Learning to Learn


Photo by Tim Mossholder on Unsplash

Yesterday I attended a presentation and tour of a private school for children with learning differences (everything from dyslexia and dysgraphia, to autism, ADHD, anxiety, and processing issues, etc.). I’ve written about my son’s issues with learning within a school setting before, in part as a means of processing my own feelings about standardized education, but also as a way to reflect on my own work as a teacher. It’s hard for my experiences as a parent of a child with different learning needs NOT to influence my approach to the classroom.

At this presentation, the school administrators stressed the importance of teaching students to learn how to learn. Because the school sells itself as a transition school–one where the typical student attends for 3 years before moving on to a mainstream public or private school–some parents were concerned about students’ abilities to catch up in certain subject areas. I was so impressed by the school administrators’ answer, and realized that is what we try to do (to varying degrees of success) with students in college. Yes, there is a focus on content; it’s what academic majors are, after all. But there is also an emphasis on metacognition and the development of students’ ability to self-reflect, organize, self-regulate, and solve information needs and problems.
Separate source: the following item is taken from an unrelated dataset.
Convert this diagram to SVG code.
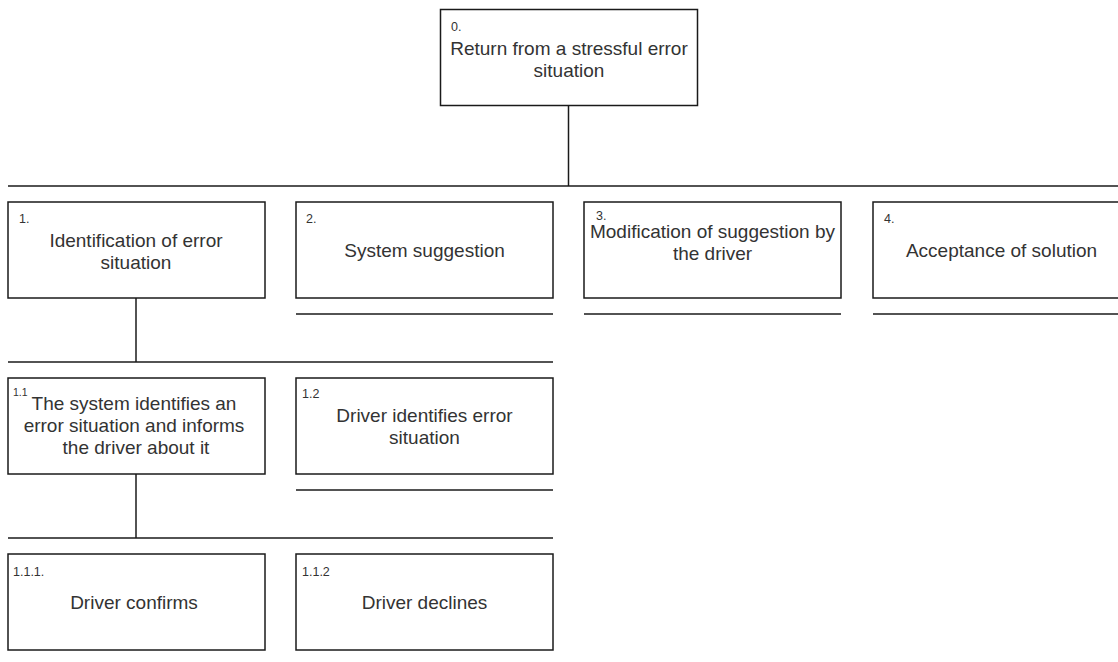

For children with learning differences, success is about coming to terms with the self. Self: acceptance, efficacy, accountability, motivation, advocacy, etc. They’re often the outliers in their classroom, and the source of frustration for teachers. Their confidence is rattled, their anxiety is high, and they often feel alienated by learning at school. Their ability is there but it’s hidden behind a complicated puzzle that can only be solved with care, time, attention, and an understanding of difference. Affect and feeling are central to unlocking their potential (really all learners’ potential) and making learning more than just a meaningless slog. A holistic approach to education is critical for these learners.

In taking a holistic approach to teaching and focusing on everything that makes learning possible, educators facilitate a version of learning that is self-directed and empowering. Learners have the agency to learn about whatever they want to learn and have the strategies and skills to make that happen. That’s not easy in public schools where teachers are accountable to standardized testing scores and hundreds of learning benchmarks. It’s difficult in college classrooms where faculty feel pressured to cover more content than is possible in one quarter or semester. It’s challenging in the teaching we do as librarians, where we manage our own desires to teach processes and critical thinking with faculty requests and student needs.

What could it look like to put learning how to learn first? How would that change our approach to teaching in libraries? In information literacy programs? The common refrain about library school is that it doesn’t teach you all the answers, but it teaches you how to find whatever answer you need. What if our graduate programs focused on teaching us to ask questions rather than find answers? To study learning as a social process (and research/information as a part of that process)? How might that impact our own approach to information literacy education?